» Written instruction
Write out again, word for word, the lines below from the line that holds "Clone this chart in matplotlib." through the line that holds "plt.rcParams['font.family'] = ['DejaVu", omitting pictures.

» The input
========================
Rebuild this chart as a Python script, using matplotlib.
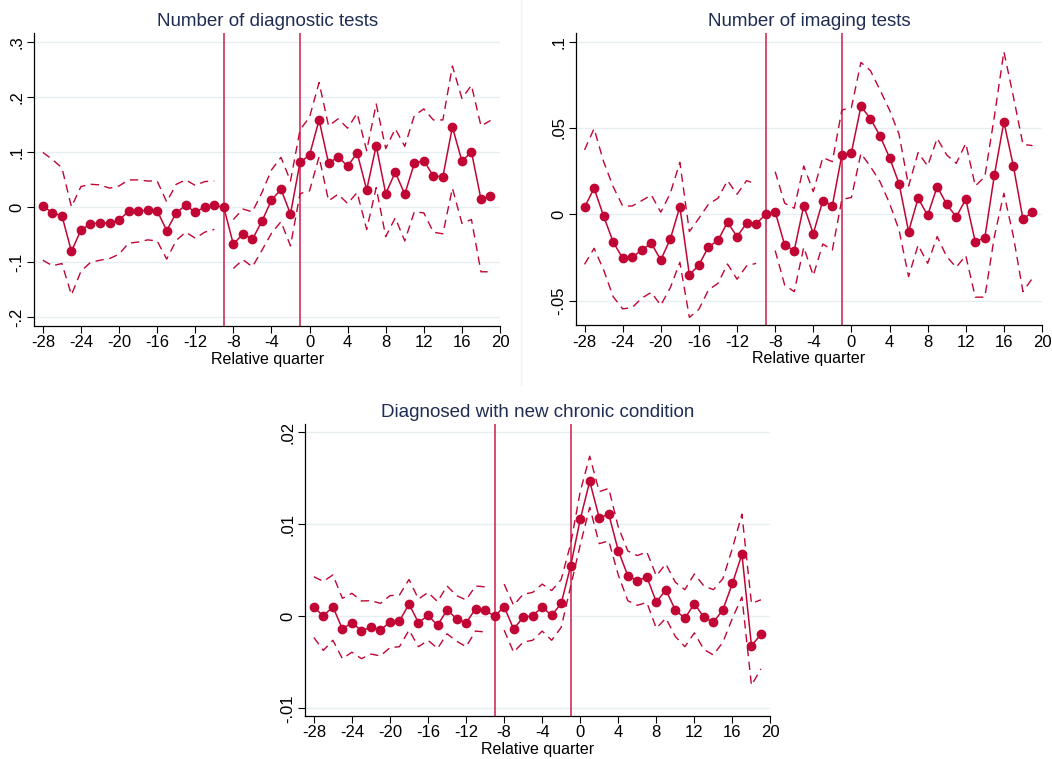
========================
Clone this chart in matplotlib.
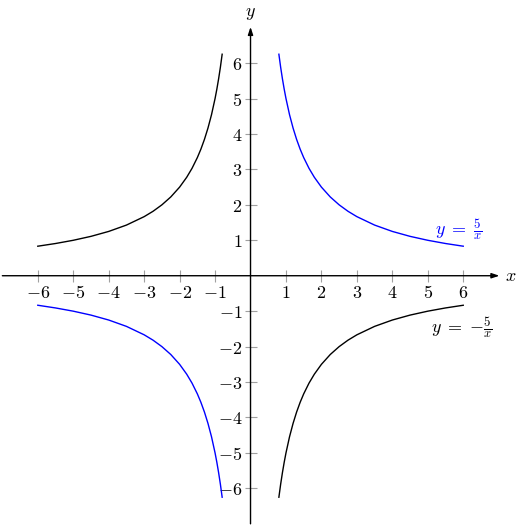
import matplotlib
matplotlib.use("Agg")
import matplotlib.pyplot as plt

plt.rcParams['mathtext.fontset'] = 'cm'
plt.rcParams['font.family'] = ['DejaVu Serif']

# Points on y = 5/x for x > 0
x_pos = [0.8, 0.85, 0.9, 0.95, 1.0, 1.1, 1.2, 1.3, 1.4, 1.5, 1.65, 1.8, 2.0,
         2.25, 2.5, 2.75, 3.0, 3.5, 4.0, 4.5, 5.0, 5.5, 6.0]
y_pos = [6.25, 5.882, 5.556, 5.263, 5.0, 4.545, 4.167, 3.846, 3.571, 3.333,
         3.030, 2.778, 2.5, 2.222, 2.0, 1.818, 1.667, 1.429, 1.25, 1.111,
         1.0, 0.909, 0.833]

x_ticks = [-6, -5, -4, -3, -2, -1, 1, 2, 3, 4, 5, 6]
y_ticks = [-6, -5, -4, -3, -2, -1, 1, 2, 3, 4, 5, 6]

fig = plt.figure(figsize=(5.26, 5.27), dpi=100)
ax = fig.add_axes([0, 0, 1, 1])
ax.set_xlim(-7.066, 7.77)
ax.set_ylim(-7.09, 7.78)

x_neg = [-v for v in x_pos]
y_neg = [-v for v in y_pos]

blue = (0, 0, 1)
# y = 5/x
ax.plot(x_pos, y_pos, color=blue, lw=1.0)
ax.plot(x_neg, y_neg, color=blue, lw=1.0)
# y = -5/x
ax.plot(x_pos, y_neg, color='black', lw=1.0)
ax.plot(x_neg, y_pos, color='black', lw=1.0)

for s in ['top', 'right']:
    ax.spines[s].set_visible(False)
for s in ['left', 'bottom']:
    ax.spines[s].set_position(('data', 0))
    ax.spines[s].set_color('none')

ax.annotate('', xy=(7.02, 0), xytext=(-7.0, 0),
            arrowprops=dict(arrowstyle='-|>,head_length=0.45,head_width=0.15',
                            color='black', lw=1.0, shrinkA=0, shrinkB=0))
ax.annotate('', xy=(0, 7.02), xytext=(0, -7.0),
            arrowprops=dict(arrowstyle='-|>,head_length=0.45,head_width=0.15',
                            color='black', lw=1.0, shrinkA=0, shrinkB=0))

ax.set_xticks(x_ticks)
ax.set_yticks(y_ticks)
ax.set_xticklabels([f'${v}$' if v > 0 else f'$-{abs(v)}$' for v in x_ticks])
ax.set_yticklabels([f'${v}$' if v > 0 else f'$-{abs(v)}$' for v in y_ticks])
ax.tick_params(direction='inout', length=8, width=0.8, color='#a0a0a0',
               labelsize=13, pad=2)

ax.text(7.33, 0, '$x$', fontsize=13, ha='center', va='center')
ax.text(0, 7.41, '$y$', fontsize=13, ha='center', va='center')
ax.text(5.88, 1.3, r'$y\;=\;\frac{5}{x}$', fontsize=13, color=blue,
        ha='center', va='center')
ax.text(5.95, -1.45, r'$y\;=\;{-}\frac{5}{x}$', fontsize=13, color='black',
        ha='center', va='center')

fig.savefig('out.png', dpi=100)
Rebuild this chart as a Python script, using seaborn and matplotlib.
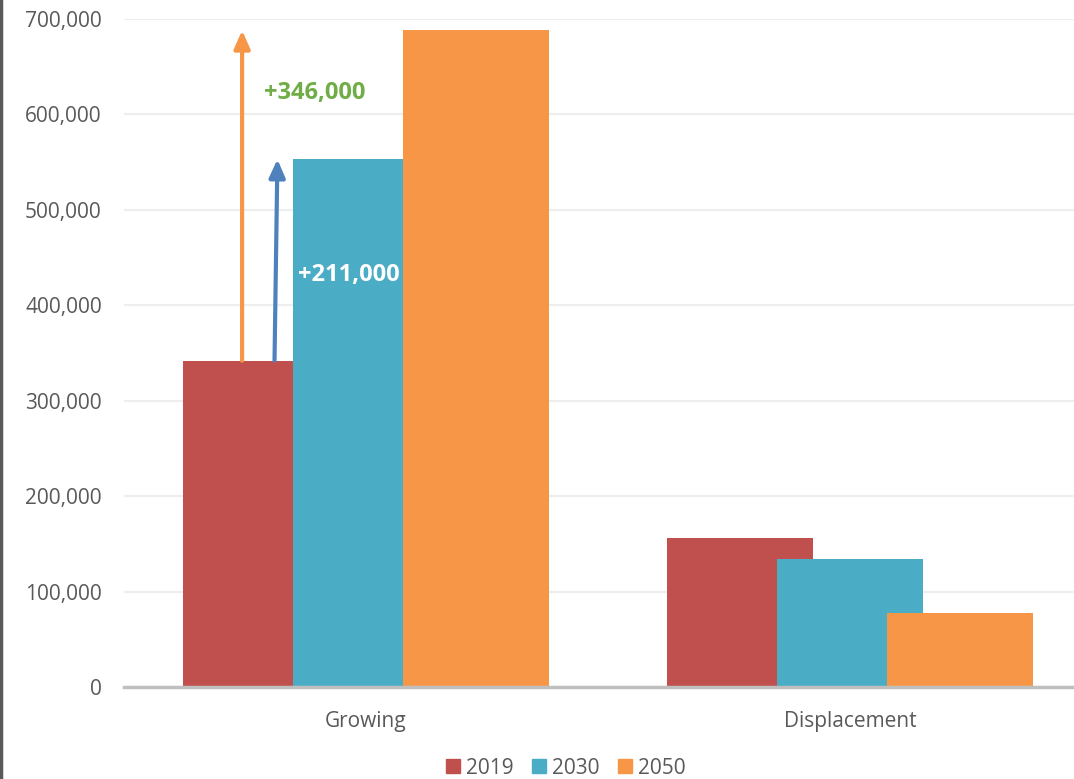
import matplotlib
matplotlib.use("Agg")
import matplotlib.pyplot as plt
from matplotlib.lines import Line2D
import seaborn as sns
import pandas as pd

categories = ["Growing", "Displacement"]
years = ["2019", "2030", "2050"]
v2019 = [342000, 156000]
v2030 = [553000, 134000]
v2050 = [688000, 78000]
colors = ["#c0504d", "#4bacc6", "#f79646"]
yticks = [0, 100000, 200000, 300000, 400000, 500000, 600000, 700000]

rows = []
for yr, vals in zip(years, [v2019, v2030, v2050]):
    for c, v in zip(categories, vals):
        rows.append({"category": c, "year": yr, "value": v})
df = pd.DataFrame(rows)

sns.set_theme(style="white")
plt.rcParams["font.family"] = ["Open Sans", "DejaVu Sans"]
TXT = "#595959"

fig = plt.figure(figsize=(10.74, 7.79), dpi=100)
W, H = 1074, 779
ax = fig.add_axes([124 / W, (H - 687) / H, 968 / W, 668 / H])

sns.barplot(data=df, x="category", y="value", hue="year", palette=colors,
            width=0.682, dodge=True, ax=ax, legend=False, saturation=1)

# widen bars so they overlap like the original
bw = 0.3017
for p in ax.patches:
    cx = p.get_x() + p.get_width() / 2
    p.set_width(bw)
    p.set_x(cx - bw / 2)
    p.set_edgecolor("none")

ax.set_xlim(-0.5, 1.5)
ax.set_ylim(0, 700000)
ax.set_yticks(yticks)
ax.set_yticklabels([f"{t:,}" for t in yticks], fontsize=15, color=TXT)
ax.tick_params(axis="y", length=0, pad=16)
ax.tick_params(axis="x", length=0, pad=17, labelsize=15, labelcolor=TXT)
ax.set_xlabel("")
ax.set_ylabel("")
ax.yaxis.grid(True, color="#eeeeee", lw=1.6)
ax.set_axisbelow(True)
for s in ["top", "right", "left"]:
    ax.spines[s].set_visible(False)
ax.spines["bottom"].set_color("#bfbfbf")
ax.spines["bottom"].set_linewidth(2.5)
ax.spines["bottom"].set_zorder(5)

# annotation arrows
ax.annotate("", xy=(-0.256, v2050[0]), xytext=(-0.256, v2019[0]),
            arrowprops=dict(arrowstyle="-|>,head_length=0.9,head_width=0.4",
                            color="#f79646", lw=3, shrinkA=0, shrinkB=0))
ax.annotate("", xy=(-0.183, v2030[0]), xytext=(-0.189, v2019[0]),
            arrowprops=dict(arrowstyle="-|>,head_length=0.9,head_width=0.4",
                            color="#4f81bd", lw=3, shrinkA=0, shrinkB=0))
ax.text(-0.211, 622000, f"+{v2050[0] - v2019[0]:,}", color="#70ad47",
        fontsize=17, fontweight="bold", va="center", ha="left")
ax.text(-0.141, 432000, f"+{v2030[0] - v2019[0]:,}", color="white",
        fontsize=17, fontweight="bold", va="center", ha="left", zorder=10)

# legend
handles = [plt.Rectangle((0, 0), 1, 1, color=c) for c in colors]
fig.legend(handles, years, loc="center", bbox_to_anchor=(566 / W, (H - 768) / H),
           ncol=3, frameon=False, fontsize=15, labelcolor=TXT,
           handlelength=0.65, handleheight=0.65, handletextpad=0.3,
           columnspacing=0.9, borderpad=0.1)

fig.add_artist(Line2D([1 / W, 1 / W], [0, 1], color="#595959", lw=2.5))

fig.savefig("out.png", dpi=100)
========================
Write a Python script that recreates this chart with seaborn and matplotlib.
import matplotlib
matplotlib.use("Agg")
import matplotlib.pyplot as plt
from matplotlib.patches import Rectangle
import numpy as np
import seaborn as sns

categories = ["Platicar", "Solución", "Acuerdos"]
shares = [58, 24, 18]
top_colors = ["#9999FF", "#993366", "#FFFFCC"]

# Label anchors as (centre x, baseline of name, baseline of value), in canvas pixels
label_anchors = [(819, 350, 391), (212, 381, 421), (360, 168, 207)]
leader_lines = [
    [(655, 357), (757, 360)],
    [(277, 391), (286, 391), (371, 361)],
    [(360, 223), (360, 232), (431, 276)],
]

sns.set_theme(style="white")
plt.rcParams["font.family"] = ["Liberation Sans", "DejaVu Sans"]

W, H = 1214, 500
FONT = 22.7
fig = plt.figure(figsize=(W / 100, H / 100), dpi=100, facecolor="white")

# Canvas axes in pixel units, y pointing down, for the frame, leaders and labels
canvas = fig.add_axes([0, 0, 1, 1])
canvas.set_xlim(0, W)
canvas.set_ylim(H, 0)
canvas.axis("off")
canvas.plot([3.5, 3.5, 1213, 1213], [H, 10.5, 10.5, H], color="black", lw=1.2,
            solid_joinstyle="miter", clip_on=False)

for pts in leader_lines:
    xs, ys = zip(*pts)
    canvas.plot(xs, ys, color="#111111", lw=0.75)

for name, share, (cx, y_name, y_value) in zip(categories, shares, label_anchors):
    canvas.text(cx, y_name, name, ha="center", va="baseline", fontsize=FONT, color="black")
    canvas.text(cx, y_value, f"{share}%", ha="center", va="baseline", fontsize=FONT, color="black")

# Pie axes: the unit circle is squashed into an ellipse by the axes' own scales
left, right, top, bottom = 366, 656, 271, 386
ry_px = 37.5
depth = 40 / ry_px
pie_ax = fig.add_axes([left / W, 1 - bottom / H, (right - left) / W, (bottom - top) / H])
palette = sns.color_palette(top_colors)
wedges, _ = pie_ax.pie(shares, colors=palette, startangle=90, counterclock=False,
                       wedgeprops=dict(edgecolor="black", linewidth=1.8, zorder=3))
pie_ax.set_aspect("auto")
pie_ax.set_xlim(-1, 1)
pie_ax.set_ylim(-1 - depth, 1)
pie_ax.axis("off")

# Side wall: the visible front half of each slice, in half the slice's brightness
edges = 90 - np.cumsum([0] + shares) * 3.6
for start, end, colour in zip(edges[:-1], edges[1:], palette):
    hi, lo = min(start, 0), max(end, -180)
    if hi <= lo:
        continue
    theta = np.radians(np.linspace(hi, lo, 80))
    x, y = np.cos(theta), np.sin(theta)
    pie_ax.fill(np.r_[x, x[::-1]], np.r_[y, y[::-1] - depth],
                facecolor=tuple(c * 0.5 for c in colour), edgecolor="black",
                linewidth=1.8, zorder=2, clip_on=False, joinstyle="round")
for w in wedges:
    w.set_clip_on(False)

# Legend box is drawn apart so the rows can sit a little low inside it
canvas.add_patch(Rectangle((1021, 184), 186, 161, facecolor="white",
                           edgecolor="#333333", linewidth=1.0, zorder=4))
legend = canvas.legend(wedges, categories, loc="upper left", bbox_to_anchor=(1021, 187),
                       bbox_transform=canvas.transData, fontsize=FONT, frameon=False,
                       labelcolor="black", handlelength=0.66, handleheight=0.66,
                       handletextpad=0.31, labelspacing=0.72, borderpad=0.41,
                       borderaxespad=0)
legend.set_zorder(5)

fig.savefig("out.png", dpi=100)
========================
» Exercise result
Clone this chart in matplotlib.
import matplotlib
matplotlib.use("Agg")
import matplotlib.pyplot as plt

plt.rcParams['mathtext.fontset'] = 'cm'
plt.rcParams['font.family'] = ['DejaVu Serif']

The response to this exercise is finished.